** Begin SUPPLIED MATERIAL **

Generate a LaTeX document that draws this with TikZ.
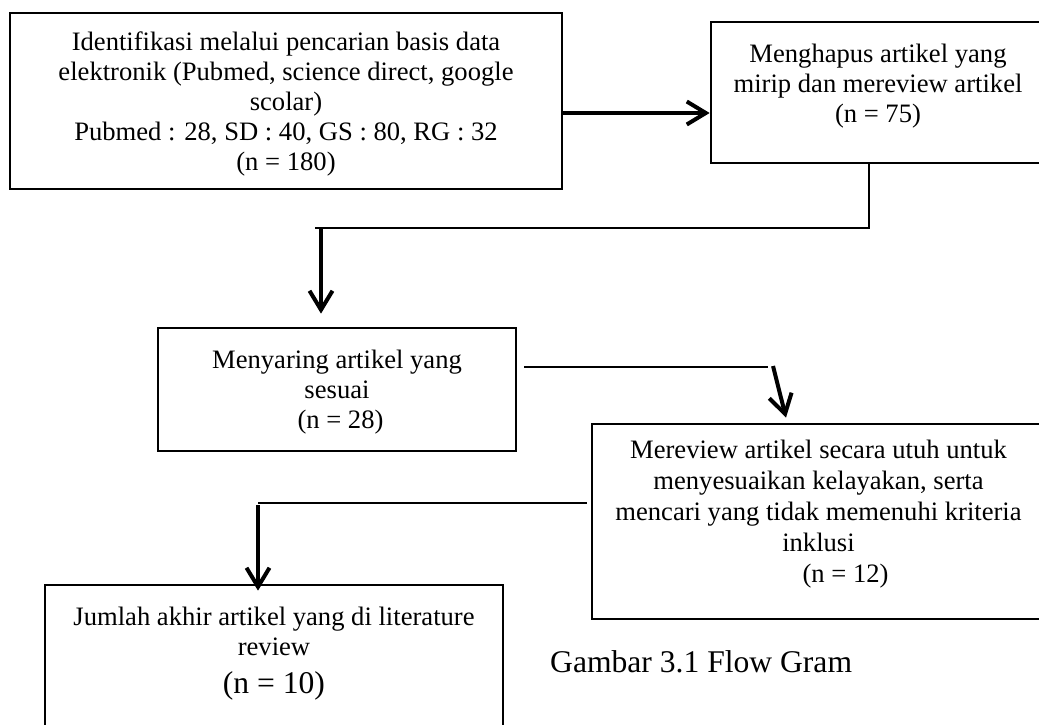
\documentclass[tikz,border=0pt]{standalone}
\usepackage{fontspec}
\setmainfont{Liberation Serif}
\usetikzlibrary{arrows.meta}
\newcommand\tp[1]{\rule{0pt}{#1}}
\newcommand\bt[1]{\rule[-#1]{0pt}{#1}}
\begin{document}
\begin{tikzpicture}[x=1pt,y=-1pt,
  box/.style={draw,line width=2.7pt,inner sep=0pt,align=center,
    font=\fontsize{26.6}{30}\selectfont},
  thin/.style={line width=2.3pt},
  arr/.style={line width=4pt,-{Straight Barb[length=19pt,width=23pt]}},
  captext/.style={font=\fontsize{31.6}{36}\selectfont,anchor=base west,inner sep=0pt}]
\useasboundingbox (0,0) rectangle (1039,725);
\fill[white] (0,0) rectangle (1039,725);
\clip (0,0) rectangle (1039,725);

\node[box,minimum width=552pt,minimum height=176pt] (b1) at (286,101)
  {\tp{24pt}Identifikasi melalui pencarian basis data\\
   elektronik (Pubmed, science direct, google\\
   scolar)\\
   Pubmed : 28, SD : 40, GS : 80, RG : 32\\
   (n = 180)\bt{6pt}};

\node[box,minimum width=334pt,minimum height=141pt] (b2) at (878,92.5)
  {\tp{20pt}Menghapus artikel yang\\
   mirip dan mereview artikel\\
   (n = 75)\bt{21pt}};

\node[box,minimum width=358pt,minimum height=123pt] (b3) at (337,389.5)
  {\tp{23pt}Menyaring artikel yang\\
   sesuai\\
   \hspace*{7pt}(n = 28)\bt{6pt}};

\node[box,minimum width=453pt,minimum height=195pt,
  font=\fontsize{26.6}{31}\selectfont] (b4) at (818.5,521.5)
  {\tp{20pt}Mereview artikel secara utuh untuk\\
   menyesuaikan kelayakan, serta\\
   mencari yang tidak memenuhi kriteria\\
   inklusi\\
   \hspace*{54pt}(n = 12)\bt{23pt}};

\node[box,minimum width=458pt,minimum height=180pt] (b5) at (274,675)
  {\tp{20pt}Jumlah akhir artikel yang di literature\\
   review\\[8pt]
   {\fontsize{31.6}{30}\selectfont (n = 10)}\bt{52pt}};

\node[captext] (caption) at (550,672) {Gambar 3.1 Flow Gram};

\coordinate (j1) at (869,228);
\coordinate (j2) at (315,228);
\coordinate (j3) at (321,228);
\coordinate (k1) at (768,367);
\coordinate (k2) at (773,366);
\coordinate (m1) at (258,503);
\coordinate (m2) at (258,505);

% box1 -> box2
\draw[arr] ([yshift=-12pt]b1.east) -- ([yshift=-20.5pt]b2.west);
% box2 -> box3
\draw[thin] (j1 |- b2.south) -- (j1) -- (j2);
\draw[arr,shorten >=13pt] (j3) -- (j3 |- b3.north);
% box3 -> box4
\draw[thin] ([xshift=7pt,yshift=22.5pt]b3.east) -- (k1);
\draw[arr] (k2) -- ([xshift=-32.5pt,yshift=5pt]b4.north);
% box4 -> box5
\draw[thin] ([xshift=-4pt,yshift=18.5pt]b4.west) -- (m1);
\draw[arr,shorten >=-7pt] (m2) -- (m2 |- b5.north);
\end{tikzpicture}
\end{document}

** End SUPPLIED MATERIAL **

__EXERCISE OBJECTIVE__. Copy out all the data exactly; skip the pictures.

__RESPONSE FOR THIS EXERCISE__.
Generate a LaTeX document that draws this with TikZ.
\documentclass[tikz,border=0pt]{standalone}
\usepackage{fontspec}
\setmainfont{Liberation Serif}
\usetikzlibrary{arrows.meta}
\newcommand\tp[1]{\rule{0pt}{#1}}
\newcommand\bt[1]{\rule[-#1]{0pt}{#1}}
\begin{document}
\begin{tikzpicture}[x=1pt,y=-1pt,
  box/.style={draw,line width=2.7pt,inner sep=0pt,align=center,
    font=\fontsize{26.6}{30}\selectfont},
  thin/.style={line width=2.3pt},
  arr/.style={line width=4pt,-{Straight Barb[length=19pt,width=23pt]}},
  captext/.style={font=\fontsize{31.6}{36}\selectfont,anchor=base west,inner sep=0pt}]
\useasboundingbox (0,0) rectangle (1039,725);
\fill[white] (0,0) rectangle (1039,725);
\clip (0,0) rectangle (1039,725);

\node[box,minimum width=552pt,minimum height=176pt] (b1) at (286,101)
  {\tp{24pt}Identifikasi melalui pencarian basis data\\
   elektronik (Pubmed, science direct, google\\
   scolar)\\
   Pubmed : 28, SD : 40, GS : 80, RG : 32\\
   (n = 180)\bt{6pt}};

\node[box,minimum width=334pt,minimum height=141pt] (b2) at (878,92.5)
  {\tp{20pt}Menghapus artikel yang\\
   mirip dan mereview artikel\\
   (n = 75)\bt{21pt}};

\node[box,minimum width=358pt,minimum height=123pt] (b3) at (337,389.5)
  {\tp{23pt}Menyaring artikel yang\\
   sesuai\\
   \hspace*{7pt}(n = 28)\bt{6pt}};

\node[box,minimum width=453pt,minimum height=195pt,
  font=\fontsize{26.6}{31}\selectfont] (b4) at (818.5,521.5)
  {\tp{20pt}Mereview artikel secara utuh untuk\\
   menyesuaikan kelayakan, serta\\
   mencari yang tidak memenuhi kriteria\\
   inklusi\\
   \hspace*{54pt}(n = 12)\bt{23pt}};

\node[box,minimum width=458pt,minimum height=180pt] (b5) at (274,675)
  {\tp{20pt}Jumlah akhir artikel yang di literature\\
   review\\[8pt]
   {\fontsize{31.6}{30}\selectfont (n = 10)}\bt{52pt}};

\node[captext] (caption) at (550,672) {Gambar 3.1 Flow Gram};

\coordinate (j1) at (869,228);
\coordinate (j2) at (315,228);
\coordinate (j3) at (321,228);
\coordinate (k1) at (768,367);
\coordinate (k2) at (773,366);
\coordinate (m1) at (258,503);
\coordinate (m2) at (258,505);

% box1 -> box2
\draw[arr] ([yshift=-12pt]b1.east) -- ([yshift=-20.5pt]b2.west);
% box2 -> box3
\draw[thin] (j1 |- b2.south) -- (j1) -- (j2);
\draw[arr,shorten >=13pt] (j3) -- (j3 |- b3.north);
% box3 -> box4
\draw[thin] ([xshift=7pt,yshift=22.5pt]b3.east) -- (k1);
\draw[arr] (k2) -- ([xshift=-32.5pt,yshift=5pt]b4.north);
% box4 -> box5
\draw[thin] ([xshift=-4pt,yshift=18.5pt]b4.west) -- (m1);
\draw[arr,shorten >=-7pt] (m2) -- (m2 |- b5.north);
\end{tikzpicture}
\end{document}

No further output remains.